Well, for heaven's sake, now what was I supposed to do? I read books in the bathtub. I read books while eating toast and jam, or burgers with ketchup and mustard, or sipping red wine, and I am a notoriously sloppy eater. I leave books on the floor where the dogs walk over them and kids kick them and sometimes they get bumped against the dog bowl and sloshed on. Obviously, there was nothing for it, but that I must not read this book for its own safety.**
Then the Reading Wolves announced they would read it for their June selection, and I thought, huh, maybe? Maybe I could do that? Take it out of its plastic protection, be brave, and read?
And so I did. With great trepidation. I won't drag out the suspense--the book is finished and going back into its plastic sleeve (thanks, Girl Detective!) in pretty respectable shape. Except for what looks like a partial footprint on the lower front cover...
I really liked this book, although I suspect, not being a Tolkien fan or able to speak/read Spanish, that there's plenty of subtext that zoomed right over my head. Diaz uses copious amounts of Spanish mixed into the English, and I'm guessing he's using a great deal of slang and/or profanity, and initially that slowed me down. At first I tried to look up online any words I didn't know. But I quickly realized that if I did that, I'd have a better chance of finishing War and Peace this year than finishing this book. So I had to go with the idea that I could probably guess at meaning from context, and the reading went much more quickly after that.
Except for the footnotes. In a way, the footnotes were often interesting, explaining points of Dominican history that I was clueless about, and often in such a breezy, tossed-off manner that it brought me into Oscar's world, where this stuff is common knowledge. But: footnotes? Really? They become coy after a while, tricksy, and just downright annoying.

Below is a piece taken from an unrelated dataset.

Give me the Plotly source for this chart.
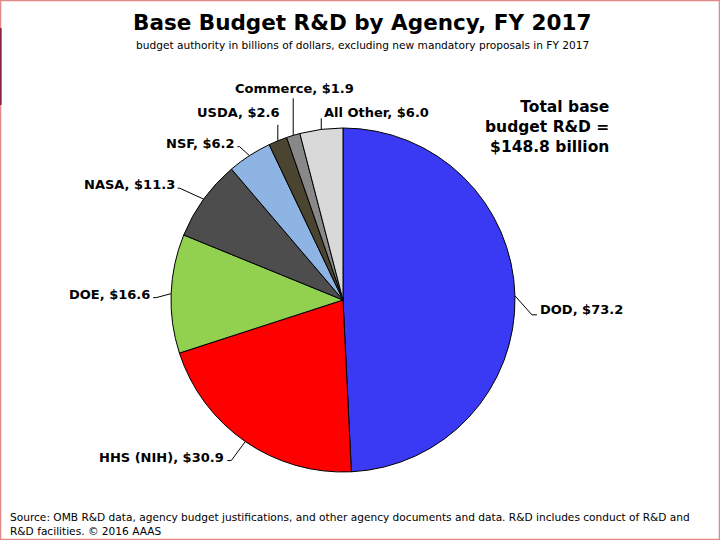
import math
import plotly.graph_objects as go

agencies = ["DOD", "HHS (NIH)", "DOE", "NASA", "NSF", "USDA", "Commerce", "All Other"]
values = [73.2, 30.9, 16.6, 11.3, 6.2, 2.6, 1.9, 6.0]
colors = ["#3A3AF4", "#FF0000", "#92D050", "#4D4D4D", "#8DB4E2", "#4A4430", "#888888", "#D9D9D9"]
total_label = "<b>Total base<br>budget R&D =<br>$148.8 billion</b>"

W, H = 720, 540
CX, CY, R = 343, 300, 172

# leader-line geometry per label (pixel offsets from the slice edge point)
leaders = {
    "DOD":       dict(elbow=(17, 19), end=(22, 19), xa="left",   dx=1,  dy=-5),
    "HHS (NIH)": dict(elbow=(-14, 19), end=(-18, 19), xa="right", dx=-1, dy=-3),
    "DOE":       dict(elbow=(-15, 4), end=(-18, 4), xa="right",   dx=-1, dy=-3),
    "NASA":      dict(elbow=(-24, -11), end=(-26, -11), xa="right", dx=-1, dy=-4),
    "NSF":       dict(elbow=(-10, -9), end=(-12, -9), xa="right", dx=-1, dy=-3),
    "USDA":      dict(elbow=(0, -16), end=(0, -16), xa="right",   dx=4,  dy=-12),
    "Commerce":  dict(elbow=(0, -37), end=(0, -37), xa="center",  dx=1,  dy=-10),
    "All Other": dict(elbow=(0, -11), end=(0, -11), xa="left",    dx=1,  dy=-6),
}

fig = go.Figure()
fig.add_trace(go.Pie(
    labels=agencies, values=values, sort=False, direction="clockwise", rotation=0,
    marker=dict(colors=colors, line=dict(color="black", width=1)),
    textinfo="none", showlegend=False,
    domain=dict(x=[(CX - R) / W, (CX + R) / W], y=[(H - CY - R) / H, (H - CY + R) / H]),
))

def px2paper(x, y):
    return x / W, 1 - y / H

font_lbl = dict(family="DejaVu Sans", size=13, color="black")
total = sum(values)
cum = 0.0
shapes = []
annotations = []
for name, v in zip(agencies, values):
    mid = (cum + v / 2) / total * 2 * math.pi
    cum += v
    ex = CX + R * math.sin(mid)
    ey = CY - R * math.cos(mid)
    L = leaders[name]
    p0 = (ex, ey)
    p1 = (ex + L["elbow"][0], ey + L["elbow"][1])
    p2 = (ex + L["end"][0], ey + L["end"][1])
    for a, b in [(p0, p1), (p1, p2)]:
        if a != b:
            x0, y0 = px2paper(*a)
            x1, y1 = px2paper(*b)
            shapes.append(dict(type="line", xref="paper", yref="paper", x0=x0, y0=y0, x1=x1, y1=y1,
                               line=dict(color="black", width=1)))
    tx, ty = px2paper(p2[0] + L["dx"], p2[1] + L["dy"])
    annotations.append(dict(text=f"<b>{name}, ${v:.1f}</b>", x=tx, y=ty, xref="paper", yref="paper",
                            xanchor=L["xa"], yanchor="middle", showarrow=False, font=font_lbl))

annotations += [
    dict(text="<b>Base Budget R&D by Agency, FY 2017</b>", x=362 / W, y=1 - 22 / H, xref="paper", yref="paper",
         xanchor="center", yanchor="middle", showarrow=False,
         font=dict(family="DejaVu Sans", size=21.5, color="black")),
    dict(text="budget authority in billions of dollars, excluding new mandatory proposals in FY 2017",
         x=362 / W, y=1 - 45 / H, xref="paper", yref="paper", xanchor="center", yanchor="middle",
         showarrow=False, font=dict(family="DejaVu Sans", size=10.6, color="black")),
    dict(text=total_label, x=611 / W, y=1 - 127 / H, xref="paper", yref="paper", xanchor="right",
         yanchor="middle", align="right", showarrow=False,
         font=dict(family="DejaVu Sans", size=15.5, color="black")),
    dict(text="Source: OMB R&D data, agency budget justifications, and other agency documents and data. R&D includes conduct of R&D and<br>R&D facilities. © 2016 AAAS",
         x=8 / W, y=1 - 524 / H, xref="paper", yref="paper", xanchor="left", yanchor="middle",
         align="left", showarrow=False, font=dict(family="DejaVu Sans", size=10.6, color="black")),
]

shapes.append(dict(type="rect", xref="paper", yref="paper", x0=0.5 / W, y0=0.5 / H, x1=1 - 0.5 / W, y1=1 - 0.5 / H,
                   line=dict(color="#E08888", width=1.5)))
shapes.append(dict(type="line", xref="paper", yref="paper", x0=0.6 / W, y0=1 - 28 / H, x1=0.6 / W, y1=1 - 105 / H,
                   line=dict(color="#8B2040", width=2)))

fig.update_layout(width=W, height=H, margin=dict(l=0, r=0, t=0, b=0),
                  paper_bgcolor="white", plot_bgcolor="white",
                  shapes=shapes, annotations=annotations)
fig.write_html("out.html", config={"displayModeBar": False},
               post_script="document.body.style.margin='0px';document.body.style.overflow='hidden';")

Early on we learn that Oscar is a grossly overweight nerd who has very few "friends":
"And right there he learned something about his friends he'd never known (or at least never admitted to himself). Right there had had an epiphany that echoed through his fat self. He realized his fucked-up comic-book-reading, role-playing-game-loving, no-sports-playing friends were embarrassed by him."
As if that's not bad enough, Oscar isn't just an ungainly nerd, but apparently a victim of fuku, an ancient curse that's been tormenting his family for decades. And just like that, Diaz is off and running, showing the family members before Oscar who have been battered by fuku (much of which takes place in the Dominican Republic during the Trujillo years, a time of much violence), and this becomes telling of how Oscar ended up the way he did.
Af first the title didn't make sense to me, since the book is only partially about Oscar. But, at least in Oscar's mind, his brief wondrous life is wholly a battle against this fuku, generated long before his birth in a time and place as cursed as any.
A tough read in some ways, especially given my lack of foreign language knowledge, but I'm glad I finally took it off the shelf and exposed it to the real world.
**That's my story, and I'm sticking to it. And by the way, footnotes are not annoying when I use them.